* EXERCISE OBJECTIVE *
Without the pictures, repeat the listing character for character.

==================================================

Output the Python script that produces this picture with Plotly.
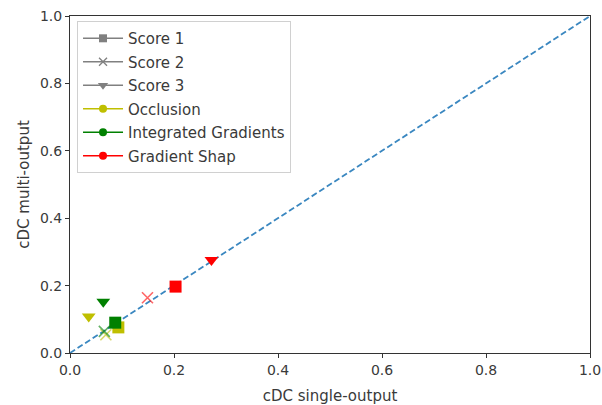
import plotly.graph_objects as go

methods = ["Occlusion", "Integrated Gradients", "Gradient Shap"]
method_colors = ["#bfbf00", "#008000", "#ff0000"]
score_names = ["Score 1", "Score 2", "Score 3"]
score_symbols = ["square", "x-thin", "triangle-down"]

# values per method, order: Score 1, Score 2, Score 3
single_output = {
    "Occlusion": [0.093, 0.069, 0.036],
    "Integrated Gradients": [0.087, 0.066, 0.064],
    "Gradient Shap": [0.203, 0.149, 0.272],
}
multi_output = {
    "Occlusion": [0.076, 0.054, 0.108],
    "Integrated Gradients": [0.09, 0.064, 0.152],
    "Gradient Shap": [0.197, 0.164, 0.276],
}

diag_x = [0.0, 1.0]
diag_y = [0.0, 1.0]

fig = go.Figure()

fig.add_trace(go.Scatter(
    x=diag_x, y=diag_y, mode="lines",
    line=dict(color="#3a87c0", width=1.8, dash="6px,3px"),
    showlegend=False, hoverinfo="skip"))

for m, c in zip(methods, method_colors):
    for i, (sn, sym) in enumerate(zip(score_names, score_symbols)):
        if sym == "x-thin":
            mk = dict(symbol=sym, size=11, color=c, line=dict(color=c, width=1.6), opacity=0.6)
        else:
            mk = dict(symbol=sym, size=12, color=c, line=dict(width=0))
        fig.add_trace(go.Scatter(
            x=[single_output[m][i]], y=[multi_output[m][i]], mode="markers",
            marker=mk, showlegend=False))

# legend entries
for k, (sn, sym) in enumerate(zip(score_names, score_symbols)):
    if sym == "x-thin":
        mk = dict(symbol=sym, size=8, color="#808080", line=dict(color="#808080", width=1.3))
    else:
        mk = dict(symbol=sym, size=9 if sym == "triangle-down" else 8, color="#808080", line=dict(width=0))
    fig.add_trace(go.Scatter(
        x=[None], y=[None], mode="lines+markers", name=sn,
        line=dict(color="#808080", width=1.5), marker=mk,
        legendgroup="g%d" % k))
for k, (m, c) in enumerate(zip(methods, method_colors)):
    fig.add_trace(go.Scatter(
        x=[None], y=[None], mode="lines+markers", name=m,
        line=dict(color=c, width=1.5), marker=dict(symbol="circle", size=8, color=c),
        legendgroup="h%d" % k))

axis_common = dict(
    range=[0, 1], dtick=0.2, tickformat=".1f",
    showgrid=False, zeroline=False, automargin=False,
    showline=True, linecolor="#333333", linewidth=1, mirror=True,
    ticks="outside", ticklen=4, tickcolor="#333333",
    tickfont=dict(family="DejaVu Sans", size=14, color="#3a3a3a"),
)

fig.update_layout(
    width=602, height=405,
    margin=dict(l=70, r=12, t=16, b=52),
    paper_bgcolor="white", plot_bgcolor="white",
    font=dict(family="DejaVu Sans", size=14, color="#3a3a3a"),
    xaxis=dict(**axis_common, title=dict(text="cDC single-output", standoff=13,
               font=dict(size=15, color="#3a3a3a"))),
    yaxis=dict(**axis_common, title=dict(text="cDC multi-output", standoff=6,
               font=dict(size=15, color="#3a3a3a"))),
    legend=dict(x=0.0135, y=0.985, xanchor="left", yanchor="top",
                bgcolor="rgba(255,255,255,0.8)", bordercolor="#d0d0d0", borderwidth=1,
                font=dict(family="DejaVu Sans", size=15, color="#3a3a3a"),
                tracegroupgap=1, traceorder="grouped", itemwidth=40),
)

fig.write_html("out.html")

==================================================

* ANSWER TO THE PROBLEM *
Output the Python script that produces this picture with Plotly.
import plotly.graph_objects as go

methods = ["Occlusion", "Integrated Gradients", "Gradient Shap"]
method_colors = ["#bfbf00", "#008000", "#ff0000"]
score_names = ["Score 1", "Score 2", "Score 3"]
score_symbols = ["square", "x-thin", "triangle-down"]

# values per method, order: Score 1, Score 2, Score 3
single_output = {
    "Occlusion": [0.093, 0.069, 0.036],
    "Integrated Gradients": [0.087, 0.066, 0.064],
    "Gradient Shap": [0.203, 0.149, 0.272],
}
multi_output = {
    "Occlusion": [0.076, 0.054, 0.108],
    "Integrated Gradients": [0.09, 0.064, 0.152],
    "Gradient Shap": [0.197, 0.164, 0.276],
}

diag_x = [0.0, 1.0]
diag_y = [0.0, 1.0]

fig = go.Figure()

fig.add_trace(go.Scatter(
    x=diag_x, y=diag_y, mode="lines",
    line=dict(color="#3a87c0", width=1.8, dash="6px,3px"),
    showlegend=False, hoverinfo="skip"))

for m, c in zip(methods, method_colors):
    for i, (sn, sym) in enumerate(zip(score_names, score_symbols)):
        if sym == "x-thin":
            mk = dict(symbol=sym, size=11, color=c, line=dict(color=c, width=1.6), opacity=0.6)
        else:
            mk = dict(symbol=sym, size=12, color=c, line=dict(width=0))
        fig.add_trace(go.Scatter(
            x=[single_output[m][i]], y=[multi_output[m][i]], mode="markers",
            marker=mk, showlegend=False))

# legend entries
for k, (sn, sym) in enumerate(zip(score_names, score_symbols)):
    if sym == "x-thin":
        mk = dict(symbol=sym, size=8, color="#808080", line=dict(color="#808080", width=1.3))
    else:
        mk = dict(symbol=sym, size=9 if sym == "triangle-down" else 8, color="#808080", line=dict(width=0))
    fig.add_trace(go.Scatter(
        x=[None], y=[None], mode="lines+markers", name=sn,
        line=dict(color="#808080", width=1.5), marker=mk,
        legendgroup="g%d" % k))
for k, (m, c) in enumerate(zip(methods, method_colors)):
    fig.add_trace(go.Scatter(
        x=[None], y=[None], mode="lines+markers", name=m,
        line=dict(color=c, width=1.5), marker=dict(symbol="circle", size=8, color=c),
        legendgroup="h%d" % k))

axis_common = dict(
    range=[0, 1], dtick=0.2, tickformat=".1f",
    showgrid=False, zeroline=False, automargin=False,
    showline=True, linecolor="#333333", linewidth=1, mirror=True,
    ticks="outside", ticklen=4, tickcolor="#333333",
    tickfont=dict(family="DejaVu Sans", size=14, color="#3a3a3a"),
)

fig.update_layout(
    width=602, height=405,
    margin=dict(l=70, r=12, t=16, b=52),
    paper_bgcolor="white", plot_bgcolor="white",
    font=dict(family="DejaVu Sans", size=14, color="#3a3a3a"),
    xaxis=dict(**axis_common, title=dict(text="cDC single-output", standoff=13,
               font=dict(size=15, color="#3a3a3a"))),
    yaxis=dict(**axis_common, title=dict(text="cDC multi-output", standoff=6,
               font=dict(size=15, color="#3a3a3a"))),
    legend=dict(x=0.0135, y=0.985, xanchor="left", yanchor="top",
                bgcolor="rgba(255,255,255,0.8)", bordercolor="#d0d0d0", borderwidth=1,
                font=dict(family="DejaVu Sans", size=15, color="#3a3a3a"),
                tracegroupgap=1, traceorder="grouped", itemwidth=40),
)

fig.write_html("out.html")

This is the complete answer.